Android Support for Craft
On its currently supported desktop platforms, Craft basically sets up the entire development environment from scratch, compiling missing host tools itself where necessary. Doing the same for Android (or any other cross-compiled platform) would be a massive task, basically reviewing every single platform check and every single build job whether it refers to the host or the target platform.
That’s why Craft for Android currently doesn’t do the complete setup, but assumes it’s running inside a properly set up environment with all required host tools, in particular the KDE Android SDK Docker image which we already have for this purpose. This simplifies the necessary changes on Craft considerably, from adding full cross-compilation support to merely adding yet another Unix-like platform.
All of the required changes have passed review by now, basically falling into two categories:
- Configuring build systems to pick up the desired cross-compilation toolchain. This has been done for CMake and Autotools builds so far, as well as some custom build systems relevant for us (OpenSSL, Qt).
- Adjusting package dependencies and build options for things not being available on Android, or being otherwise different there. These are typically very small and straightforward changes.
Additionally there were are number of changes to enable more fine-grained control over build options or to allow static builds. Those changes are generally useful and not specific to Android.
With all that done, I managed to build working APKs of at least KDE Itinerary and KTrip for four different architectures (ARM 32/64bit, x86 32/64bit), with working translations. Other applications likely need additional fixes, at least if they use additional dependencies.
Release Builds on Binary Factory
Being able to build a package locally isn’t good enough though, it needs to be automated on central infrastructure and work reliably there. For this we can however reuse a lot of parts on KDE’s Binary Factory:
The KDE Android SDK docker image provides us with a reproducible environment that has all the needed host tools installed, and that is in use for CI and nightly debug package builds. With that latest build it already contains everything we need for Craft-based release builds.

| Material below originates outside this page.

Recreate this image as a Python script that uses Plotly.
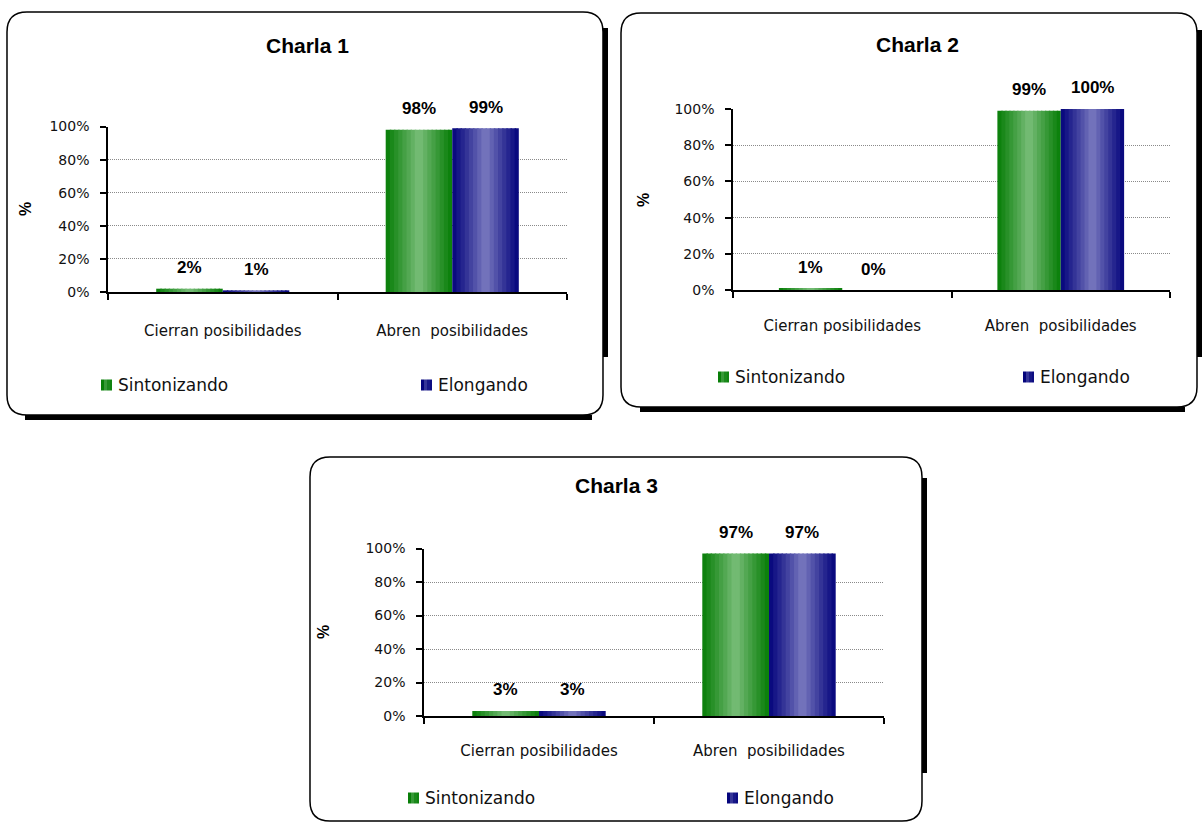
import plotly.graph_objects as go

W, H = 1202, 823

# ---- data -------------------------------------------------------------
categories = ["Cierran posibilidades", "Abren  posibilidades"]
series_names = ["Sintonizando", "Elongando"]
chart_titles = ["Charla 1", "Charla 2", "Charla 3"]

charla1_sintonizando = [2, 98]
charla1_elongando = [1, 99]
charla2_sintonizando = [1, 99]
charla2_elongando = [0, 100]
charla3_sintonizando = [3, 97]
charla3_elongando = [3, 97]

y_tick_values = [0, 20, 40, 60, 80, 100]
y_tick_labels = ["0%", "20%", "40%", "60%", "80%", "100%"]

panel_values = [
    (charla1_sintonizando, charla1_elongando),
    (charla2_sintonizando, charla2_elongando),
    (charla3_sintonizando, charla3_elongando),
]

# ---- layout geometry (pixels) ----------------------------------------
panels = [
    dict(frame=(7, 12, 603, 415), plot=(108, 126.5, 567, 292), title=(307, 46),
         ytitle=(26, 209), legend_x=(101, 421), legend_y=385, cat_standoff=24,
         shadow_right=(28, 357), shadow_bottom=(25, 592)),
    dict(frame=(621, 13, 1197, 407), plot=(733, 109, 1170, 290), title=(917, 45),
         ytitle=(643, 200), legend_x=(718, 1023), legend_y=377, cat_standoff=21,
         shadow_right=(30, 357), shadow_bottom=(640, 1185)),
    dict(frame=(310, 457, 922, 821), plot=(424, 548.5, 884, 716), title=(616, 485),
         ytitle=(323, 632), legend_x=(408, 727), legend_y=798, cat_standoff=20,
         shadow_right=(478, 773), shadow_bottom=None),
]

BAR_W = 0.29          # width of one bar, in category units
N_STRIPS = 16         # vertical strips used to shade each bar

EDGE = [(8, 126, 8), (4, 4, 124)]
MID = [(122, 190, 122), (122, 122, 192)]

TEXT_FONT = "DejaVu Sans"
BOLD_FONT = "Liberation Sans"


def px(x):
    return x / W


def py(y):
    return 1 - y / H


def rgb(c):
    return "rgb(%d,%d,%d)" % tuple(int(round(v)) for v in c)


def shade(s, t):
    w = max(0.0, 1 - abs(2 * t - 1)) ** 1.1
    return rgb([e + (m - e) * w for e, m in zip(EDGE[s], MID[s])])


def rounded_rect(x0, y0, x1, y1, r):
    pts = [
        ("M", x0 + r, y0), ("L", x1 - r, y0), ("Q", x1, y0, x1, y0 + r),
        ("L", x1, y1 - r), ("Q", x1, y1, x1 - r, y1), ("L", x0 + r, y1),
        ("Q", x0, y1, x0, y1 - r), ("L", x0, y0 + r), ("Q", x0, y0, x0 + r, y0),
    ]
    out = []
    for p in pts:
        cmd, coords = p[0], p[1:]
        c = []
        for i in range(0, len(coords), 2):
            c.append("%.5f,%.5f" % (px(coords[i]), py(coords[i + 1])))
        out.append(cmd + " ".join(c))
    return " ".join(out) + " Z"


fig = go.Figure()
shapes = []
annotations = []

for p, (geom, vals, title) in enumerate(zip(panels, panel_values, chart_titles)):
    sfx = "" if p == 0 else str(p + 1)
    xa, ya = "x" + sfx, "y" + sfx
    x0, y0, x1, y1 = geom["plot"]

    # shaded bars: each bar is built from narrow vertical strips
    sw = BAR_W / N_STRIPS
    for s, series in enumerate(vals):
        xs, ys, offs, wids, cols = [], [], [], [], []
        base = -BAR_W if s == 0 else 0.0
        for ci, cat in enumerate(categories):
            for k in range(N_STRIPS):
                xs.append(cat)
                ys.append(series[ci])
                offs.append(base + k * sw)
                wids.append(sw * (1.35 if k < N_STRIPS - 1 else 1.0))
                cols.append(shade(s, (k + 0.5) / N_STRIPS))
        fig.add_trace(go.Bar(
            x=xs, y=ys, offset=offs, width=wids, name=series_names[s],
            marker=dict(color=cols, line=dict(width=0)),
            xaxis=xa, yaxis=ya, showlegend=False, hoverinfo="skip",
        ))
        # value labels above each bar
        for ci, v in enumerate(series):
            annotations.append(dict(
                x=ci + base + BAR_W / 2, y=v, xref=xa, yref=ya, text="%d%%" % v,
                showarrow=False, yshift=21, yanchor="middle",
                font=dict(family=BOLD_FONT, size=17, color="#000", weight="bold"),
            ))

    axis_common = dict(showline=True, linecolor="#000", ticks="outside",
                       tickcolor="#000", ticklen=6, automargin=False)
    fig.update_layout(**{
        ("xaxis" + sfx): dict(
            domain=[px(x0), px(x1)], anchor=ya, type="category",
            categoryorder="array", categoryarray=categories,
            range=[-0.5, 1.5], tickson="boundaries", linewidth=2, tickwidth=1.5,
            showgrid=False, fixedrange=True, ticklabelstandoff=geom["cat_standoff"],
            tickfont=dict(family=TEXT_FONT, size=15, color="#111"),
            **axis_common),
        ("yaxis" + sfx): dict(
            domain=[py(y1), py(y0)], anchor=xa, range=[0, 100],
            tickvals=y_tick_values, ticktext=y_tick_labels, linewidth=1.5,
            tickwidth=1.5, showgrid=True, gridcolor="#8a8a8a", gridwidth=1,
            griddash="1px,1px", zeroline=False, fixedrange=True,
            ticklabelstandoff=8,
            tickfont=dict(family=TEXT_FONT, size=14, color="#111"),
            **axis_common),
    })

    # chart frame and its drop shadow
    fx0, fy0, fx1, fy1 = geom["frame"]
    shapes.append(dict(type="path", xref="paper", yref="paper",
                       path=rounded_rect(fx0, fy0, fx1, fy1, 20),
                       line=dict(color="#000", width=1.5), layer="below"))
    sr = geom["shadow_right"]
    shapes.append(dict(type="line", xref="paper", yref="paper",
                       x0=px(fx1 + 2.5), x1=px(fx1 + 2.5), y0=py(sr[0]), y1=py(sr[1]),
                       line=dict(color="#000", width=5)))
    sb = geom["shadow_bottom"]
    if sb:
        shapes.append(dict(type="line", xref="paper", yref="paper",
                           x0=px(sb[0]), x1=px(sb[1]), y0=py(fy1 + 2.5), y1=py(fy1 + 2.5),
                           line=dict(color="#000", width=5)))

    # title and axis title
    tx, ty = geom["title"]
    annotations.append(dict(x=px(tx), y=py(ty), xref="paper", yref="paper",
                            text=title, showarrow=False, xanchor="center", yanchor="middle",
                            font=dict(family=BOLD_FONT, size=21, color="#000", weight="bold")))
    ax_, ay_ = geom["ytitle"]
    annotations.append(dict(x=px(ax_), y=py(ay_), xref="paper", yref="paper",
                            text="%", textangle=-90, showarrow=False,
                            xanchor="center", yanchor="middle",
                            font=dict(family=BOLD_FONT, size=16, color="#000", weight="bold")))

    # legend: shaded square + series name
    ly = geom["legend_y"]
    for s, lx in enumerate(geom["legend_x"]):
        strips = [(0, 3, 0.0), (3, 6, 0.55), (6, 9, 0.8), (9, 11, 0.1)]
        for a, b, t in strips:
            shapes.append(dict(type="rect", xref="paper", yref="paper",
                               x0=px(lx + a), x1=px(lx + b), y0=py(ly + 5.5), y1=py(ly - 5.5),
                               fillcolor=shade(s, 0.5 * t if t < 0.5 else 1 - 0.5 * (1 - t)),
                               line=dict(width=0)))
        annotations.append(dict(x=px(lx + 15), y=py(ly), xref="paper", yref="paper",
                                text=series_names[s], showarrow=False,
                                xanchor="left", yanchor="middle",
                                font=dict(family=TEXT_FONT, size=17, color="#111")))

fig.update_layout(
    width=W, height=H, margin=dict(l=0, r=0, t=0, b=0, autoexpand=False),
    paper_bgcolor="white", plot_bgcolor="white",
    barmode="overlay", showlegend=False,
    shapes=shapes, annotations=annotations,
)

fig.write_html("out.html")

The orchestration of Windows, macOS and Linux AppImage builds on Binary Factory can be extended with minimal changes to cover additional platforms and configurations. Patches for this are currently in review.
For signing and publishing packages, we should be able to reuse the existing system for signing and publishing nightly debug packages, the necessary changes for this have yet to be implemented though.
Building and publishing packages is only part of the job though, we also need to review the packaged content, and where possible, remove unneeded things to keep the package sizes manageable. We also need to collect the required metadata for the app stores.